Data shown
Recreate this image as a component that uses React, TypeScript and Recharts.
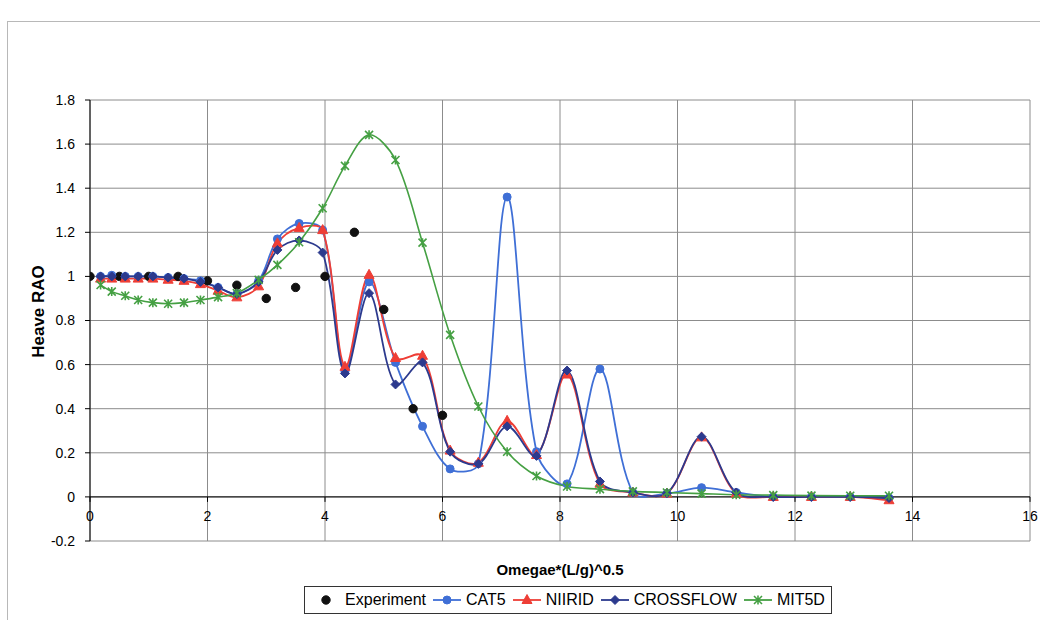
import React from 'react';
import { ComposedChart, Line, XAxis, YAxis, CartesianGrid, ReferenceLine, Legend } from 'recharts';

// ---------- data ----------
const simX = [0.18, 0.37, 0.6, 0.82, 1.07, 1.33, 1.6, 1.88, 2.18, 2.5, 2.87, 3.19, 3.56, 3.96, 4.34, 4.75, 5.2, 5.66, 6.13, 6.61, 7.1, 7.6, 8.12, 8.68, 9.24, 9.82, 10.41, 11.0, 11.63, 12.28, 12.94, 13.6];
const cat5Y = [1.0, 1.005, 1.0, 1.0, 1.0, 0.995, 0.99, 0.98, 0.95, 0.92, 0.98, 1.17, 1.24, 1.21, 0.57, 0.975, 0.61, 0.32, 0.127, 0.15, 1.36, 0.205, 0.059, 0.58, 0.02, 0.015, 0.042, 0.02, 0.0, 0.0, 0.0, -0.005];
const niiridY = [0.99, 0.99, 0.99, 0.99, 0.99, 0.985, 0.98, 0.965, 0.935, 0.905, 0.955, 1.15, 1.22, 1.21, 0.59, 1.007, 0.63, 0.64, 0.21, 0.155, 0.345, 0.19, 0.555, 0.06, 0.02, 0.015, 0.27, 0.015, 0.0, 0.0, 0.0, -0.015];
const crossflowY = [1.0, 1.0, 1.0, 1.0, 1.0, 0.995, 0.99, 0.975, 0.95, 0.92, 0.975, 1.12, 1.163, 1.108, 0.56, 0.924, 0.51, 0.61, 0.205, 0.15, 0.32, 0.186, 0.573, 0.07, 0.02, 0.017, 0.273, 0.02, 0.0, 0.0, 0.0, -0.005];
const mit5dY = [0.961, 0.931, 0.912, 0.893, 0.881, 0.876, 0.881, 0.893, 0.906, 0.924, 0.984, 1.052, 1.155, 1.309, 1.501, 1.642, 1.528, 1.153, 0.735, 0.41, 0.205, 0.095, 0.047, 0.035, 0.025, 0.02, 0.015, 0.01, 0.008, 0.006, 0.005, 0.005];
const expX = [0, 0.5, 1.0, 1.5, 2.0, 2.5, 3.0, 3.5, 4.0, 4.5, 5.0, 5.5, 6.0];
const expY = [1.0, 1.0, 1.0, 1.0, 0.98, 0.96, 0.9, 0.95, 1.0, 1.2, 0.85, 0.4, 0.37];

const xTicks = [0, 2, 4, 6, 8, 10, 12, 14, 16];
const yTicks = [-0.2, 0, 0.2, 0.4, 0.6, 0.8, 1, 1.2, 1.4, 1.6, 1.8];
const xDomain: [number, number] = [0, 16];
const yDomain: [number, number] = [-0.2, 1.8];

const seriesNames = ['Experiment', 'CAT5', 'NIIRID', 'CROSSFLOW', 'MIT5D'];

const toPts = (xs: number[], ys: number[]) => xs.map((x, i) => ({ x, y: ys[i] }));
const expData = toPts(expX, expY);
const cat5Data = toPts(simX, cat5Y);
const niiridData = toPts(simX, niiridY);
const crossData = toPts(simX, crossflowY);
const mitData = toPts(simX, mit5dY);

// ---------- style ----------
const W = 1040;
const H = 620;
const PLOT_TOP = 100;
const X_AXIS_H = 79;
const PLOT_H = H - PLOT_TOP - X_AXIS_H;
const ZERO_OFF = (PLOT_H * (0 - yDomain[0])) / (yDomain[1] - yDomain[0]);
const FONT = '"Liberation Sans", Arial, Helvetica, sans-serif';

const C_EXP = '#111111';
const C_CAT5 = '#3f6fd6';
const C_NII = '#ee3e36';
const C_CROSS = '#2c3a8e';
const C_MIT = '#45a043';

// Excel-like smoothing: chord-length weighted Catmull-Rom bezier
const excelSmooth: any = (context: any) => {
  let pts: number[][] = [];
  const dist = (a: number[], b: number[]) => Math.hypot(b[0] - a[0], b[1] - a[1]);
  return {
    areaStart() {},
    areaEnd() {},
    lineStart() {
      pts = [];
    },
    point(x: number, y: number) {
      pts.push([+x, +y]);
    },
    lineEnd() {
      if (!pts.length) return;
      context.moveTo(pts[0][0], pts[0][1]);
      for (let i = 0; i < pts.length - 1; i++) {
        const p0 = pts[i - 1] || pts[i];
        const p1 = pts[i];
        const p2 = pts[i + 1];
        const p3 = pts[i + 2] || p2;
        const d01 = dist(p0, p1);
        const d12 = dist(p1, p2);
        const d23 = dist(p2, p3);
        const s1 = d01 + d12 > 0 ? (d12 / (d01 + d12)) * (2 / 3) * 0.5 : 0;
        const s2 = d12 + d23 > 0 ? (d12 / (d12 + d23)) * (2 / 3) * 0.5 : 0;
        const k1 = i === 0 ? 1 / 6 : s1;
        const k2 = i + 2 >= pts.length ? 1 / 6 : s2;
        context.bezierCurveTo(
          p1[0] + (p2[0] - p0[0]) * k1,
          p1[1] + (p2[1] - p0[1]) * k1,
          p2[0] - (p3[0] - p1[0]) * k2,
          p2[1] - (p3[1] - p1[1]) * k2,
          p2[0],
          p2[1]
        );
      }
    },
  };
};

// ---------- markers ----------
const circleM = (c: string, r: number) => (cx: number, cy: number, k: any) => (
  <circle key={k} cx={cx} cy={cy} r={r} fill={c} stroke={c} strokeWidth={1} />
);
const triM = (c: string) => (cx: number, cy: number, k: any) => (
  <polygon key={k} points={`${cx},${cy - 5.5} ${cx - 5},${cy + 3.5} ${cx + 5},${cy + 3.5}`} fill={c} stroke={c} strokeWidth={1} />
);
const diaM = (c: string) => (cx: number, cy: number, k: any) => (
  <polygon key={k} points={`${cx},${cy - 4.5} ${cx + 4.5},${cy} ${cx},${cy + 4.5} ${cx - 4.5},${cy}`} fill={c} stroke={c} strokeWidth={1} />
);
const starM = (c: string) => (cx: number, cy: number, k: any) => (
  <path
    key={k}
    d={`M${cx - 4},${cy - 4}L${cx + 4},${cy + 4}M${cx + 4},${cy - 4}L${cx - 4},${cy + 4}M${cx},${cy - 4.5}L${cx},${cy + 4.5}`}
    stroke={c}
    strokeWidth={1.6}
    fill="none"
  />
);

const dotFrom = (m: (cx: number, cy: number, k: any) => any) => (p: any) => {
  if (p.cx == null || p.cy == null) return <g key={p.index} />;
  return m(p.cx, p.cy, `d${p.index}`);
};

const expMarker = circleM(C_EXP, 4.2);
const cat5Marker = circleM(C_CAT5, 4);
const niiMarker = triM(C_NII);
const crossMarker = diaM(C_CROSS);
const mitMarker = starM(C_MIT);

// ---------- axis pieces ----------
const XTick = (p: any) => {
  const y0 = p.y - ZERO_OFF;
  return (
    <g>
      <line x1={p.x} x2={p.x} y1={y0} y2={y0 + 5} stroke="#000" strokeWidth={1} />
      <text x={p.x} y={y0 + 24} textAnchor="middle" fontSize={14} fontFamily={FONT} fill="#000">
        {p.payload.value}
      </text>
    </g>
  );
};

const YTitle = (props: any) => {
  const vb = props.viewBox || { x: 0, y: PLOT_TOP, width: 90, height: PLOT_H };
  const cx = vb.x + 38;
  const cy = vb.y + vb.height / 2 - 9;
  return (
    <text x={cx} y={cy} transform={`rotate(-90 ${cx} ${cy})`} textAnchor="middle" dominantBaseline="central" fontWeight="bold" fontSize={17} fontFamily={FONT} fill="#000">
      Heave RAO
    </text>
  );
};

const XTitle = (props: any) => {
  const vb = props.viewBox || { x: 90, y: PLOT_TOP + PLOT_H, width: 940, height: X_AXIS_H };
  return (
    <text x={vb.x + vb.width / 2} y={vb.y + 28} textAnchor="middle" dominantBaseline="central" fontWeight="bold" fontSize={15} fontFamily={FONT} fill="#000">
      Omegae*(L/g)^0.5
    </text>
  );
};

// ---------- legend ----------
const legendItems = [
  { name: seriesNames[0], color: C_EXP, marker: expMarker, line: false },
  { name: seriesNames[1], color: C_CAT5, marker: cat5Marker, line: true },
  { name: seriesNames[2], color: C_NII, marker: niiMarker, line: true },
  { name: seriesNames[3], color: C_CROSS, marker: crossMarker, line: true },
  { name: seriesNames[4], color: C_MIT, marker: mitMarker, line: true },
];

const LegendBox = () => (
  <div
    style={{
      boxSizing: 'border-box',
      width: 528,
      height: 28,
      border: '1px solid #333',
      background: '#fff',
      display: 'flex',
      alignItems: 'center',
      justifyContent: 'center',
      fontFamily: FONT,
      fontSize: 16,
      color: '#000',
      gap: 6,
    }}
  >
    {legendItems.map((it) => (
      <div key={it.name} style={{ display: 'flex', alignItems: 'center' }}>
        <svg width={30} height={14} style={{ marginRight: 4 }}>
          {it.line ? <line x1={1} x2={29} y1={7} y2={7} stroke={it.color} strokeWidth={1.8} /> : null}
          {it.marker(15, 7, 'm')}
        </svg>
        <span style={{ whiteSpace: 'nowrap' }}>{it.name}</span>
      </div>
    ))}
  </div>
);

export default function App() {
  return (
    <div style={{ position: 'absolute', left: 0, top: 0, width: W, height: H, background: '#fff' }}>
      <div
        style={{
          position: 'absolute',
          left: 7,
          top: 21,
          width: W - 7,
          height: H - 21,
          borderTop: '1px solid #b8b8b8',
          borderLeft: '1px solid #b8b8b8',
          boxSizing: 'border-box',
        }}
      />
      <ComposedChart
        width={W}
        height={H}
        margin={{ top: PLOT_TOP, right: 10, bottom: 0, left: 0 }}
        style={{ position: 'absolute', left: 0, top: 0 }}
      >
        <CartesianGrid stroke="#8c8c8c" strokeWidth={1} horizontalValues={yTicks} verticalValues={xTicks} />
        <XAxis
          type="number"
          dataKey="x"
          domain={xDomain}
          ticks={xTicks}
          allowDataOverflow
          interval={0}
          height={X_AXIS_H}
          axisLine={false}
          tickLine={false}
          tickSize={0}
          tickMargin={0}
          tick={<XTick />}
          label={<XTitle />}
        />
        <YAxis
          type="number"
          domain={yDomain}
          ticks={yTicks}
          allowDataOverflow
          interval={0}
          width={90}
          axisLine={{ stroke: '#000', strokeWidth: 1 }}
          tickLine={{ stroke: '#000' }}
          tickSize={5}
          tickMargin={10}
          tick={{ fontSize: 14, fontFamily: FONT, fill: '#000' }}
          label={<YTitle />}
        />
        <ReferenceLine y={0} stroke="#000" strokeWidth={1} ifOverflow="extendDomain" />
        <Line data={expData} dataKey="y" name={seriesNames[0]} stroke="none" strokeWidth={0} dot={dotFrom(expMarker)} activeDot={false} isAnimationActive={false} legendType="none" />
        <Line data={cat5Data} dataKey="y" name={seriesNames[1]} type={excelSmooth} stroke={C_CAT5} strokeWidth={1.8} dot={dotFrom(cat5Marker)} activeDot={false} isAnimationActive={false} />
        <Line data={niiridData} dataKey="y" name={seriesNames[2]} type={excelSmooth} stroke={C_NII} strokeWidth={1.8} dot={dotFrom(niiMarker)} activeDot={false} isAnimationActive={false} />
        <Line data={crossData} dataKey="y" name={seriesNames[3]} type={excelSmooth} stroke={C_CROSS} strokeWidth={1.8} dot={dotFrom(crossMarker)} activeDot={false} isAnimationActive={false} />
        <Line data={mitData} dataKey="y" name={seriesNames[4]} type={excelSmooth} stroke={C_MIT} strokeWidth={1.6} dot={dotFrom(mitMarker)} activeDot={false} isAnimationActive={false} />
        <Legend
          layout="horizontal"
          verticalAlign="middle"
          align="center"
          wrapperStyle={{ left: 304, top: 586, width: 528, height: 28 }}
          content={<LegendBox />}
        />
      </ComposedChart>
    </div>
  );
}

Work to do
Please repeat exactly the data above from its first line to the line that contains "CartesianGrid, ReferenceLine, Legend", inclusive, and leave every picture out.

Output
Recreate this image as a component that uses React, TypeScript and Recharts.
import React from 'react';
import { ComposedChart, Line, XAxis, YAxis, CartesianGrid, ReferenceLine, Legend } from 'recharts';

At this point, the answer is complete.